Is knowing underlying probability distribution mandatory for deciding iid property of random variables?

Question

Consider the following information regarding iid random variables

The acronym IID stands for "Independent and Identically Distributed".

A sequence of random variables (or random vectors) is IID if and only if the following two conditions are satisfied:

1. the terms of the sequence are mutually independent;

2. they all have the same probability distribution.

Definition:

Let $\{\mathcal{X}_n\}$ be a sequence of random vectors. Let $F_{\mathcal{X}_n}{(x_n)}$ be the joint distribution function of a generic term of the sequence $\{\mathcal{X}_n\}$. We say that $\{\mathcal{X}_n\}$ is an IID sequence if and only if

$$F_{\mathcal{X}_n}{(x)} = F_{\mathcal{X}_k}{(x)} \forall x, n, k $$

and any subset of terms of the sequence is a set of mutually independent random vectors.

Thus,

1. iid is a property for a sequence of random variables.
2. A joint probability distribution function is necessary to validate whether a sequence of random variables is iid or not.

Thus, the iid property of a sequence of random variables, from 2, is entirely depending on the underlying joint probability distribution function. Am I wrong anywhere?

If I am wrong, is there any other iid property of random variables that do not depend on the underlying probability distribution function?

Answer 1

The point is even you know the distribution, sometimes you can't prove that the sampled data is i.i.d. or not! (more details in https://stats.stackexchange.com/q/130381/144441). Hence, without knowing the distribution, you have less information, and of course, you can't prove any identically distributed-ness property of the sampled data.

Note that i.i.d. is mostly mentioned as an assumption that is held in the corresponding domain, and you do not need to prove it as a property.

Answer 2

From your conclusion, 1. is correct. But more specifically, it characterizes the nature of an underlying data-generating statistic. A table of results of dice throws is likely iid, but more significantly it is because the dice roll itself is iid.

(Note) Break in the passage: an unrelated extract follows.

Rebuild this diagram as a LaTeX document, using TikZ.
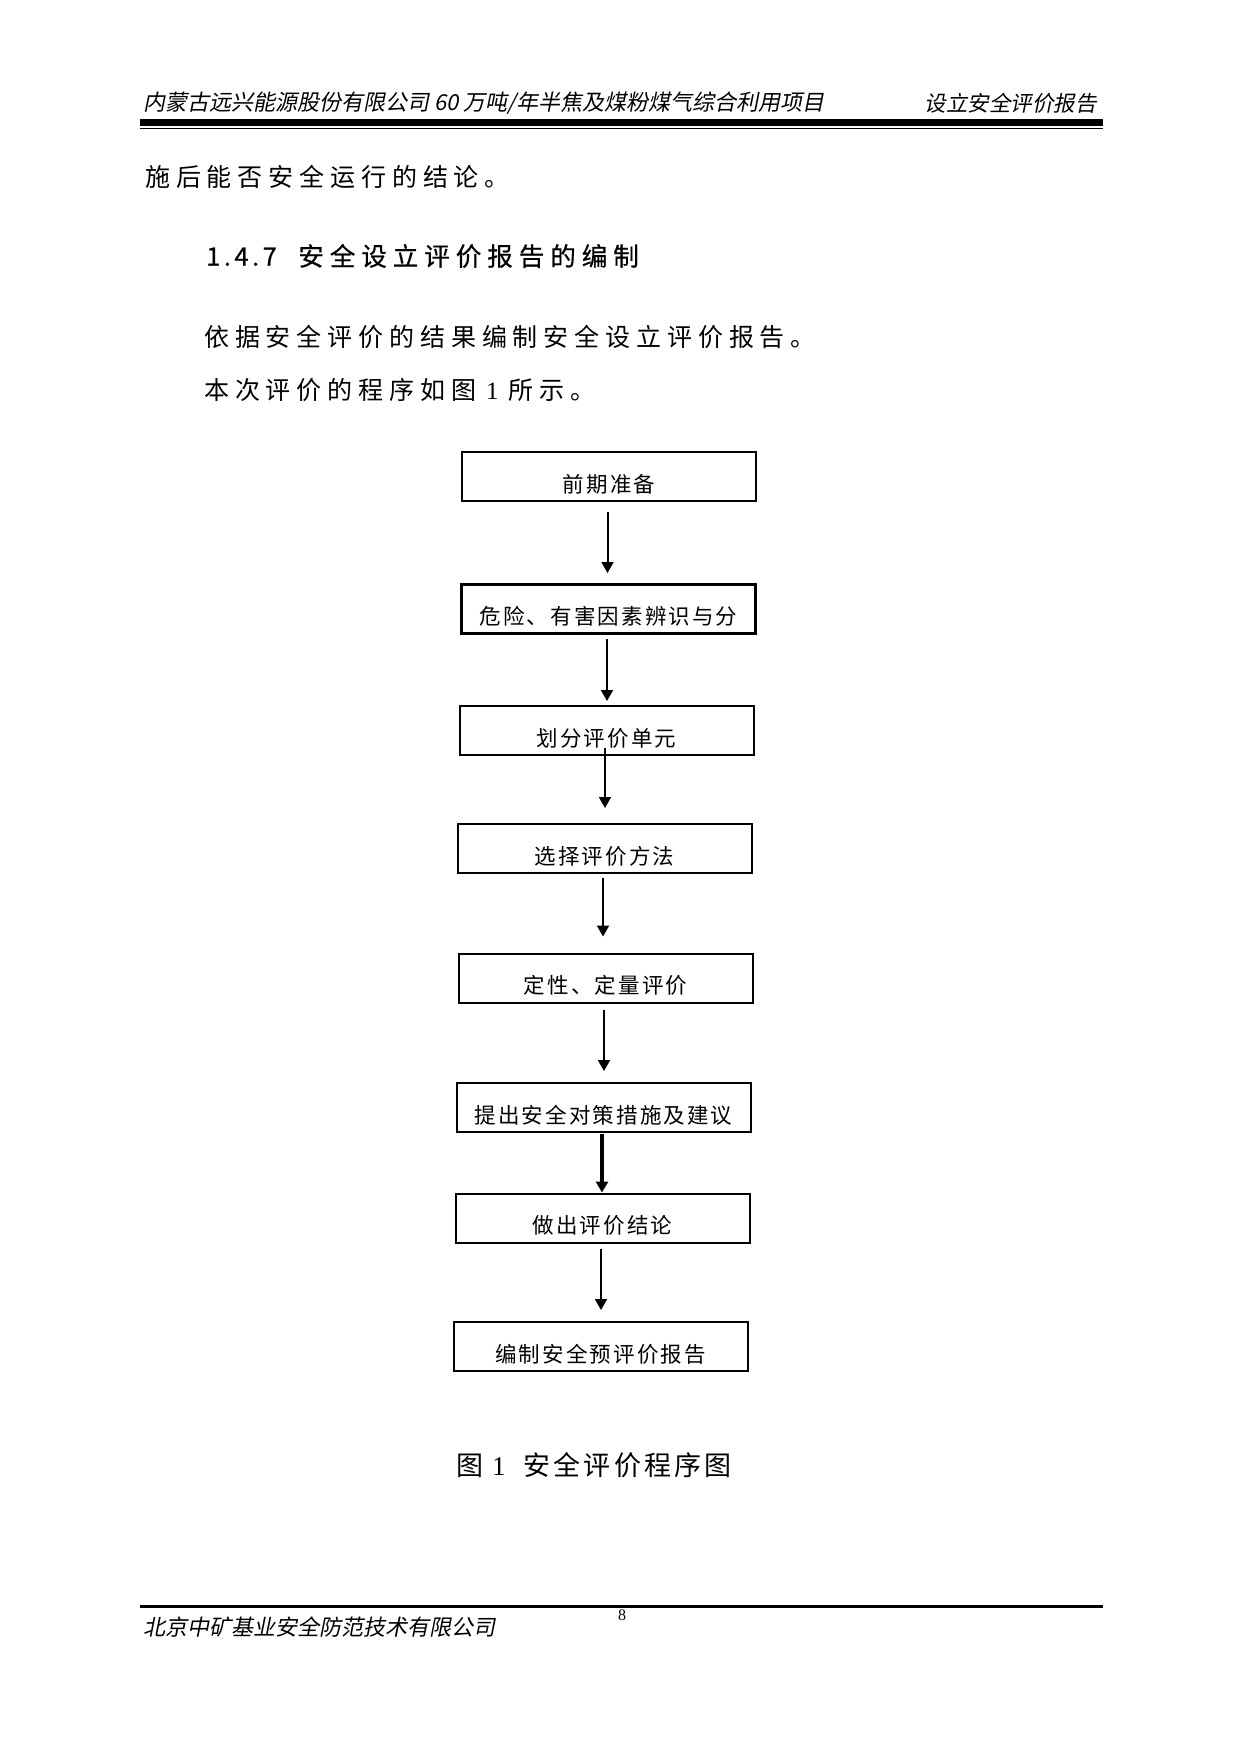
\documentclass[tikz,border=0pt]{standalone}
\usepackage{fontspec}
\setmainfont{Liberation Serif}
\newfontfamily\cjk{Noto Sans CJK SC}
\newfontfamily\cjkit{Noto Sans CJK SC}[FakeSlant=0.2]
\newfontfamily\cjkbody{Noto Sans CJK SC}[LetterSpace=23.5]
\newfontfamily\cjkhead{Noto Sans CJK SC}[FakeBold=0.6]
\newfontfamily\cjkbox{Noto Sans CJK SC}[LetterSpace=10]
\newfontfamily\cjkcap{Noto Sans CJK SC}[LetterSpace=12]
\newcommand\sperr[2]{\def\sperrkern{#1}\sperrweiter#2\relax}
\def\sperrweiter#1{\ifx#1\relax\else#1\kern\sperrkern\expandafter\sperrweiter\fi}
\usetikzlibrary{positioning,calc,arrows.meta}

\begin{document}
\begin{tikzpicture}[x=1pt,y=-1pt]
    \tikzset{every node/.style={inner sep=0pt}}
\tikzset{kasten/.style={draw=black, minimum width=294pt, text height=40pt, text depth=9pt, font=\cjkbox\fontsize{21.5}{24}\selectfont}}
\tikzset{pfeil/.style={-{Triangle[length=11pt,width=12pt]}}}
% Seite
\path[use as bounding box, fill=white] (0,0) rectangle (1241,1754);

% Kopfzeile
\node[anchor=west, font=\cjkit\fontsize{22}{24}\selectfont] (kopflinks) at (143,103) {内蒙古远兴能源股份有限公司 60 万吨/年半焦及煤粉煤气综合利用项目};
\node[anchor=east, font=\cjkit\fontsize{21.5}{24}\selectfont] (kopfrechts) at (1097,103) {设立安全评价报告};
\draw[line width=6.5pt] (140,122.5) -- (1103,122.5);
\draw[line width=1.2pt] (140,128.5) -- (1103,128.5);

% Text
\node[anchor=west, font=\cjkbody\fontsize{25}{30}\selectfont] (zeileA) at (145,177) {施后能否安全运行的结论。};
\node[anchor=west, font=\cjkhead\fontsize{25.5}{30}\selectfont] (titel) at (206,256) {\sperr{3.5pt}{1.4.7}\hspace{18pt}\sperr{6pt}{安全设立评价报告的编制}};
\node[anchor=west, font=\cjkbody\fontsize{25}{30}\selectfont] (zeileB) at (204,337) {依据安全评价的结果编制安全设立评价报告。};
\node[anchor=west, font=\cjkbody\fontsize{25}{30}\selectfont] (zeileC) at (204,390) {本次评价的程序如图\hspace{10pt}{\rmfamily 1}\hspace{10pt}所示。};

% Kaesten
\foreach \i/\x/\y/\lw/\t in {1/609/476.5/2/前期准备, 2/608.5/609/3/危险、有害因素辨识与分, 3/606.5/730.5/2/划分评价单元, 4/604.5/848.5/2/选择评价方法, 5/605.5/978/2/定性、定量评价, 6/603.5/1107.5/2/提出安全对策措施及建议, 7/602.5/1218/2/做出评价结论, 8/600.5/1346.5/2/编制安全预评价报告} {
    \node[kasten, line width=\lw pt] (box\i) at (\x,\y) {\t};
}

% Pfeile
\foreach \i/\j/\a/\b/\lw in {1/2/-10/10/2, 2/3/-4/4/2, 3/4/8/15/2, 4/5/-4/16/2, 5/6/-6/11/2, 6/7/-1/0/4, 7/8/-5/11/2} {
    \draw[pfeil, line width=\lw pt] ([xshift=-1.5pt,yshift=\a pt]box\i.south) coordinate (start\i) -- ($(start\i |- box\j.north)+(0pt,\b pt)$);
}

% Bildunterschrift
\node[font=\fontsize{27}{30}\selectfont] (bild) at (594,1465) {{\cjkcap 图}\hspace{9pt}1\hspace{18pt}{\cjkcap 安全评价程序图}};

% Fusszeile
\draw[line width=3pt] (140,1606) -- (1103,1606);
\node[anchor=west, font=\cjkit\fontsize{22}{24}\selectfont] (fusslinks) at (143,1627) {北京中矿基业安全防范技术有限公司};
\node[font=\fontsize{16}{18}\selectfont] (seite) at (622,1615) {8};

\end{tikzpicture}
\end{document}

Not really for 2. since you would be simply calculating for $P(A)P(B) = P(A,B)$ and $P(A) = P(B), \forall A, B$ in the discrete case. Since iid is defined as an iff (if and only if), this characterization is also sufficient.

Note that the iid assumption allows us to characterize the joint distribution in a certain way, which then allows us to compute it. Otherwise, the model might grow to be very complex.